Monday, August 16, 2010

Skokie's role in changing the silence of Holocaust survivors

Three weeks ago I picked up a Moment magazine in Manhattan with an article about Skokie, IL. I was especially interested since I was planning to speak at the Messianic Jewish Synagogue in Skokie (http://www.devaremet.org/) in a couple weeks on "Jesus the SuperJew - 100% Kosher." The service at Devar Emet was great: balanced, Jewishly aware, Yeshua focused, and somewhat observant. Being in Skokie and knowing about its significant and rich Jewish history was special. Check out the article here: Howard Reich, "The Life and Times of Skokie" in Moment: Independent Journalism from a Jewish Perspective, May/June 2010

The online version of the article doesn't have the pictures, some of which are a bit surprising especially the Nazi uniformed "Frank Collin in 1977." So I found this blog with his picture/video: http://skokiearchive.blogspot.com/2009/04/frank-collin-neo-nazi-leader-of-nspa.html.

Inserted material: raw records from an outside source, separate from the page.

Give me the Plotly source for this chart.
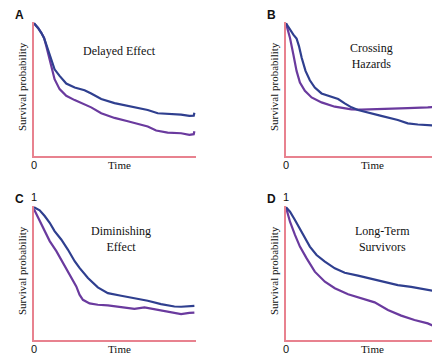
import plotly.graph_objects as go

W, H = 440, 355

# ---- data (time in arbitrary units 0-10, survival probability 0-1) ----
a_blue_t = [0, 0.25, 0.45, 0.62, 0.76, 0.90, 1.07, 1.27, 1.58, 1.99, 2.51, 3.12, 3.53, 4.15, 4.97, 5.79, 6.61, 7.02, 7.64, 8.25, 9.08, 9.59, 9.86, 9.90]
a_blue_s = [0.99, 0.956, 0.919, 0.881, 0.832, 0.783, 0.709, 0.647, 0.598, 0.541, 0.511, 0.491, 0.467, 0.425, 0.395, 0.375, 0.356, 0.343, 0.319, 0.314, 0.309, 0.299, 0.301, 0.323]
a_purp_t = [0, 0.25, 0.45, 0.62, 0.76, 0.90, 1.07, 1.27, 1.58, 1.99, 2.51, 3.12, 3.53, 4.15, 4.97, 5.79, 6.61, 7.02, 7.54, 8.25, 9.08, 9.59, 9.86, 9.90]
a_purp_s = [0.99, 0.956, 0.919, 0.881, 0.820, 0.746, 0.659, 0.573, 0.499, 0.449, 0.417, 0.388, 0.363, 0.319, 0.284, 0.259, 0.235, 0.220, 0.190, 0.175, 0.170, 0.158, 0.163, 0.185]

b_blue_t = [0, 0.25, 0.46, 0.66, 0.81, 0.98, 1.22, 1.49, 1.80, 2.22, 2.84, 3.26, 3.67, 4.09, 4.50, 5.12, 5.95, 6.99, 7.61, 8.24, 8.86, 9.48, 9.85, 9.94]
b_blue_s = [0.99, 0.943, 0.906, 0.877, 0.820, 0.733, 0.635, 0.565, 0.511, 0.467, 0.442, 0.425, 0.393, 0.363, 0.343, 0.323, 0.299, 0.269, 0.244, 0.235, 0.230, 0.225, 0.215, 0.240]
b_purp_t = [0, 0.25, 0.46, 0.66, 0.87, 1.18, 1.60, 2.22, 3.05, 4.09, 4.71, 5.54, 6.37, 7.61, 8.86, 9.59, 9.85, 9.94]
b_purp_s = [0.99, 0.881, 0.758, 0.635, 0.548, 0.486, 0.437, 0.400, 0.368, 0.348, 0.346, 0.351, 0.356, 0.358, 0.363, 0.368, 0.370, 0.378]

c_blue_t = [0, 0.35, 0.66, 0.97, 1.27, 1.68, 2.09, 2.51, 2.81, 3.33, 3.94, 4.56, 5.38, 6.20, 7.02, 7.84, 8.67, 9.08, 9.59, 9.90]
c_blue_s = [0.99, 0.968, 0.925, 0.875, 0.813, 0.750, 0.675, 0.588, 0.538, 0.463, 0.393, 0.350, 0.330, 0.313, 0.293, 0.268, 0.250, 0.248, 0.253, 0.255]
c_purp_t = [0, 0.25, 0.66, 0.97, 1.38, 1.79, 2.20, 2.61, 2.81, 3.02, 3.43, 3.94, 4.56, 5.38, 6.20, 6.82, 7.43, 8.25, 9.08, 9.59, 9.90]
c_purp_s = [0.975, 0.913, 0.813, 0.738, 0.663, 0.575, 0.488, 0.400, 0.338, 0.300, 0.273, 0.263, 0.258, 0.243, 0.233, 0.243, 0.228, 0.213, 0.193, 0.203, 0.205]

d_blue_t = [0, 0.25, 0.56, 0.87, 1.18, 1.49, 1.91, 2.43, 3.05, 3.67, 4.50, 5.33, 6.16, 6.99, 7.82, 8.65, 9.27, 9.85, 9.94]
d_blue_s = [0.99, 0.958, 0.896, 0.833, 0.771, 0.697, 0.634, 0.585, 0.535, 0.502, 0.480, 0.455, 0.435, 0.410, 0.396, 0.381, 0.366, 0.366, 0.376]
d_purp_t = [0, 0.25, 0.56, 0.87, 1.29, 1.80, 2.43, 3.05, 3.88, 4.71, 5.54, 6.37, 7.20, 8.03, 8.86, 9.48, 10.0]
d_purp_s = [0.99, 0.883, 0.784, 0.697, 0.609, 0.510, 0.435, 0.386, 0.341, 0.311, 0.281, 0.224, 0.182, 0.149, 0.124, 0.092, 0.062]

panel_letters = ["A", "B", "C", "D"]
panel_titles = ["Delayed Effect", "Crossing<br>Hazards", "Diminishing<br>Effect", "Long-Term<br>Survivors"]
y_title = "Survival probability"
x_title = "Time"

BLUE = "#2F3F8F"
PURPLE = "#6A3A9E"
AXIS = "#E8828F"

# ---- layout geometry (pixels) ----
# (x0, x1, y_bottom, y_top) for each panel
panels = [
    (26, 188, 148, 14),
    (278, 438, 148, 14),
    (26, 188, 332, 198),
    (278, 438, 332, 198),
]

def px(x):
    return x / W

def py(y):
    return 1 - y / H

series = [
    (a_blue_t, a_blue_s, a_purp_t, a_purp_s),
    (b_blue_t, b_blue_s, b_purp_t, b_purp_s),
    (c_blue_t, c_blue_s, c_purp_t, c_purp_s),
    (d_blue_t, d_blue_s, d_purp_t, d_purp_s),
]

fig = go.Figure()
annotations = []
serif = "Liberation Serif"
sans = "Liberation Sans"
TXT = "#111111"

for i, ((x0, x1, yb, yt), (bt, bs, pt, ps)) in enumerate(zip(panels, series)):
    n = "" if i == 0 else str(i + 1)
    xa, ya = "x" + n, "y" + n
    fig.add_trace(go.Scatter(x=pt, y=ps, mode="lines", line=dict(color=PURPLE, width=2.2),
                             xaxis=xa, yaxis=ya, showlegend=False, hoverinfo="skip"))
    fig.add_trace(go.Scatter(x=bt, y=bs, mode="lines", line=dict(color=BLUE, width=2.2),
                             xaxis=xa, yaxis=ya, showlegend=False, hoverinfo="skip"))
    fig.layout["xaxis" + n] = dict(domain=[px(x0), px(x1)], range=[0, 10], anchor=ya,
                                   showline=True, linecolor=AXIS, linewidth=1.5,
                                   showgrid=False, zeroline=False, showticklabels=False, ticks="")
    fig.layout["yaxis" + n] = dict(domain=[py(yb), py(yt)], range=[0, 1], anchor=xa,
                                   showline=True, linecolor=AXIS, linewidth=1.5,
                                   showgrid=False, zeroline=False, showticklabels=False, ticks="")
    # panel letter
    annotations.append(dict(text="<b>" + panel_letters[i] + "</b>", x=px(x0 - 15), y=py(yt - 7),
                            xref="paper", yref="paper", showarrow=False,
                            font=dict(family=sans, size=12, color=TXT), xanchor="center", yanchor="middle"))
    # zero label
    annotations.append(dict(text="0", x=px(x0), y=py(yb + 9), xref="paper", yref="paper", showarrow=False,
                            font=dict(family=sans, size=11, color=TXT), xanchor="center", yanchor="middle"))
    if i >= 2:
        annotations.append(dict(text="1", x=px(x0), y=py(yt - 9), xref="paper", yref="paper", showarrow=False,
                                font=dict(family=sans, size=11, color=TXT), xanchor="center", yanchor="middle"))
    # x title
    annotations.append(dict(text=x_title, x=px(x0 + 86), y=py(yb + 9), xref="paper", yref="paper", showarrow=False,
                            font=dict(family=serif, size=11, color=TXT), xanchor="center", yanchor="middle"))
    # y title
    annotations.append(dict(text=y_title, x=px(x0 - 12), y=py((yb + yt) / 2 - 2), xref="paper", yref="paper",
                            showarrow=False, textangle=-90,
                            font=dict(family=serif, size=11, color=TXT), xanchor="center", yanchor="middle"))

title_pos = [(112, 43), (363, 48), (113, 231), (374, 231)]
for (tx, ty), t in zip(title_pos, panel_titles):
    annotations.append(dict(text=t, x=px(tx), y=py(ty), xref="paper", yref="paper", showarrow=False,
                            font=dict(family=serif, size=12, color=TXT), xanchor="center", yanchor="middle"))

fig.update_layout(width=W, height=H, margin=dict(l=0, r=0, t=0, b=0),
                  paper_bgcolor="white", plot_bgcolor="white", annotations=annotations)

fig.write_html("out.html")
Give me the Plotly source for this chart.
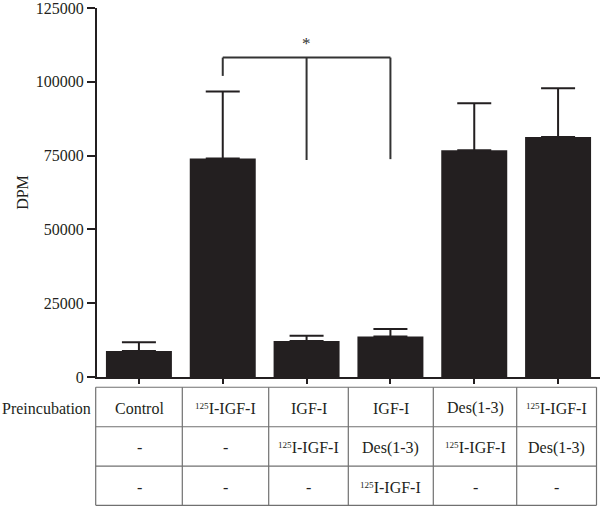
import plotly.graph_objects as go

# ---------------- data ----------------
categories = ["Control", "125I-IGF-I", "IGF-I/125I-IGF-I",
              "IGF-I/Des/125I-IGF-I", "Des/125I-IGF-I", "125I-IGF-I/Des"]
dpm_mean = [8800, 74000, 12200, 13700, 76800, 81300]
dpm_err = [3000, 22700, 1800, 2600, 15900, 16500]

y_ticks = [0, 25000, 50000, 75000, 100000, 125000]

row_label = "Preincubation"
SUP = "<span style='font-size:13px'><sup>125</sup></span>"
row1 = ["Control", SUP + "I-IGF-I", "IGF-I", "IGF-I", "Des(1-3)", SUP + "I-IGF-I"]
row2 = ["-", "-", SUP + "I-IGF-I", "Des(1-3)", SUP + "I-IGF-I", "Des(1-3)"]
row3 = ["-", "-", "-", SUP + "I-IGF-I", "-", "-"]

# significance bracket: from group index 1 to groups 2 and 3
bracket_top = 108200
bracket_left = (1, 102000)
bracket_drops = [(2, 73500), (3, 73800)]
star_value = 113000

# ---------------- styling ----------------
INK = "#231f20"
FONT = "Liberation Serif, Times New Roman, serif"
L, T, B = 97, 6, 130
W, H = 600, 507
plot_w = W - L
plot_h = H - T - B

def px_x(px):
    return (px - L) / plot_w

def px_y(py):
    return (H - B - py) / plot_h

fig = go.Figure()
fig.add_trace(go.Bar(
    x=categories, y=dpm_mean,
    marker=dict(color=INK, line=dict(width=0)),
    error_y=dict(type="data", array=dpm_err, arrayminus=[0] * len(dpm_err),
                 symmetric=False, color=INK, thickness=2, width=17),
))

shapes = []
# bracket
shapes.append(dict(type="line", xref="x", yref="y", x0=bracket_left[0], x1=bracket_drops[-1][0],
                   y0=bracket_top, y1=bracket_top, line=dict(color="#333", width=2)))
shapes.append(dict(type="line", xref="x", yref="y", x0=bracket_left[0], x1=bracket_left[0],
                   y0=bracket_top, y1=bracket_left[1], line=dict(color="#333", width=2)))
for xi, yv in bracket_drops:
    shapes.append(dict(type="line", xref="x", yref="y", x0=xi, x1=xi,
                       y0=bracket_top, y1=yv, line=dict(color="#333", width=2)))

# table grid
col_px = [95.7, 182.3, 268.7, 348.3, 433.3, 516.7, 596.5]
row_px = [387.3, 427.0, 466.7, 506.0]
grid = dict(color="#707070", width=1.2)
for cx in col_px:
    shapes.append(dict(type="line", xref="paper", yref="paper", x0=px_x(cx), x1=px_x(cx),
                       y0=px_y(row_px[0]), y1=px_y(row_px[-1]), line=grid))
for ry in row_px:
    shapes.append(dict(type="line", xref="paper", yref="paper", x0=px_x(col_px[0]), x1=px_x(col_px[-1]),
                       y0=px_y(ry), y1=px_y(ry), line=grid))

annotations = []
annotations.append(dict(x=2, y=star_value, xref="x", yref="y", text="*", showarrow=False,
                        font=dict(family=FONT, size=17, color="#333")))
for r, row in enumerate([row1, row2, row3]):
    cy = (row_px[r] + row_px[r + 1]) / 2 + 1.5
    for c, txt in enumerate(row):
        cx = (col_px[c] + col_px[c + 1]) / 2
        annotations.append(dict(x=px_x(cx), y=px_y(cy), xref="paper", yref="paper", text=txt,
                                showarrow=False, xanchor="center", yanchor="middle",
                                font=dict(family=FONT, size=16, color=INK)))
annotations.append(dict(x=px_x(93), y=px_y((row_px[0] + row_px[1]) / 2 + 2), xref="paper", yref="paper",
                        text=row_label, showarrow=False, xanchor="right", yanchor="middle",
                        font=dict(family=FONT, size=16, color=INK)))

fig.update_layout(
    width=W, height=H,
    margin=dict(l=L, r=0, t=T, b=B, pad=0),
    paper_bgcolor="white", plot_bgcolor="white",
    bargap=0.213,
    showlegend=False,
    shapes=shapes,
    annotations=annotations,
    font=dict(family=FONT, size=16, color=INK),
    xaxis=dict(type="category", range=[-0.5, 5.5], showticklabels=False, showgrid=False,
               zeroline=False, showline=True, linecolor=INK, linewidth=2,
               ticks="outside", ticklen=5, tickwidth=2, tickcolor=INK),
    yaxis=dict(range=[0, 125000], tickvals=y_ticks, tickformat="d", showgrid=False,
               zeroline=False, showline=True, linecolor=INK, linewidth=2,
               ticks="outside", ticklen=8, tickwidth=2, tickcolor=INK,
               ticklabeloverflow="allow",
               title=dict(text="DPM", standoff=3, font=dict(family=FONT, size=16, color=INK)),
               tickfont=dict(family=FONT, size=16, color=INK)),
)

fig.write_html(
    "out.html",
    config={"displayModeBar": False},
    post_script="document.body.style.margin='0';document.body.style.overflow='hidden';",
)
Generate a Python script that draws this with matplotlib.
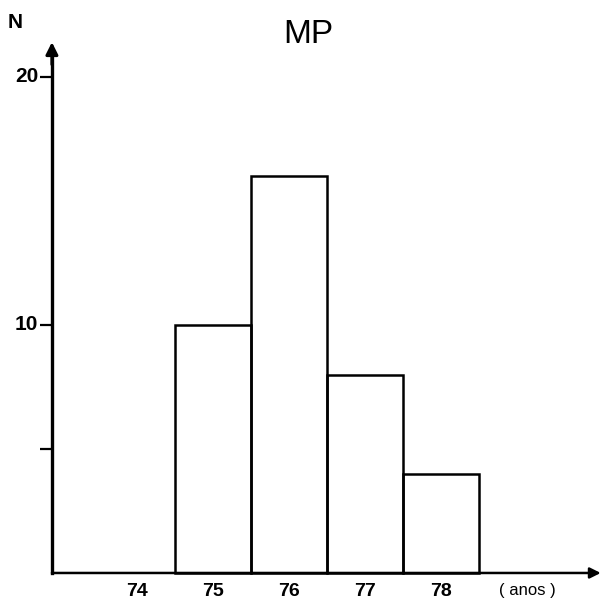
import matplotlib
matplotlib.use("Agg")
import matplotlib.pyplot as plt

years = [75, 76, 77, 78]
counts = [10, 16, 8, 4]
xlabels = ["74", "75", "76", "77", "78"]
xpos = [74, 75, 76, 77, 78]
yticks = [5, 10, 20]
ylabels = ["", "10", "20"]

plt.rcParams['font.family'] = ['Liberation Sans', 'DejaVu Sans']

fig = plt.figure(figsize=(6.03, 6.01), dpi=100)
ax = fig.add_axes([0, 0, 1, 1])
ax.set_xlim(72.197, 80.13)
ax.set_ylim(-1.13, 23.1)

x0 = 72.88  # where the vertical axis is drawn

ax.bar(years, counts, width=1.0, fill=False, edgecolor='black', linewidth=1.8)

for s in ['top', 'right']:
    ax.spines[s].set_visible(False)
ax.spines['bottom'].set_position(('data', 0))
ax.spines['bottom'].set_color('none')
ax.spines['left'].set_position(('data', x0))
ax.spines['left'].set_bounds(0, 21.0)
ax.spines['left'].set_linewidth(2.4)

# axes arrows
ax.annotate('', xy=(x0, 21.4), xytext=(x0, 20.5),
            arrowprops=dict(arrowstyle='-|>', lw=2.2, color='black',
                            mutation_scale=18, shrinkA=0, shrinkB=0))
ax.annotate('', xy=(80.1, 0), xytext=(x0, 0),
            arrowprops=dict(arrowstyle='-|>', lw=1.8, color='black',
                            mutation_scale=16, shrinkA=0, shrinkB=0))

ax.set_yticks(yticks)
ax.set_yticklabels(ylabels, fontsize=15, fontweight='bold')
ax.tick_params(axis='y', direction='out', length=9, width=1.6, pad=1)
for lab in ax.get_yticklabels():
    lab.set_verticalalignment('center')

ax.set_xticks(xpos)
ax.set_xticklabels(xlabels, fontsize=14, fontweight='bold')
ax.tick_params(axis='x', length=0, pad=7)

ax.text(79.13, -0.7, "( anos )", fontsize=12, ha='center', va='center')
ax.text(76.25, 21.7, "MP", fontsize=24, ha='center', va='center')
ax.text(72.4, 22.2, "N", fontsize=15, fontweight='bold', ha='center', va='center')

fig.savefig("out.png", dpi=100)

This article sheds light on a small but important piece of historical noteworthiness on the limits of freedom of speech, an impetus of the change from silence about the Holocaust to public discussion and the creation of a museum. Here's a nice portion, "For all the agonies that this strange, angry man [Frank Collin] inflicted on the survivors, his actions, in fact, transformed them. By organizing to defeat him, they stepped fully into public view for the first time. They spent the next several decades championing human rights and tolerance in Skokie. In 1982 they opened a small storefront Holocaust museum a few blocks from my parents’ home in a former dental office, next door to a tavern. A few years later, in 1987, they erected a Holocaust memorial—a Jewish freedom fighter guarding a family that includes a grandfather, a mother and child—on a sliver of land between Skokie Village Hall and the Skokie Public Library. And through lobbying, they succeeded in making Illinois, in 1990, the first state in the nation to require Holocaust education."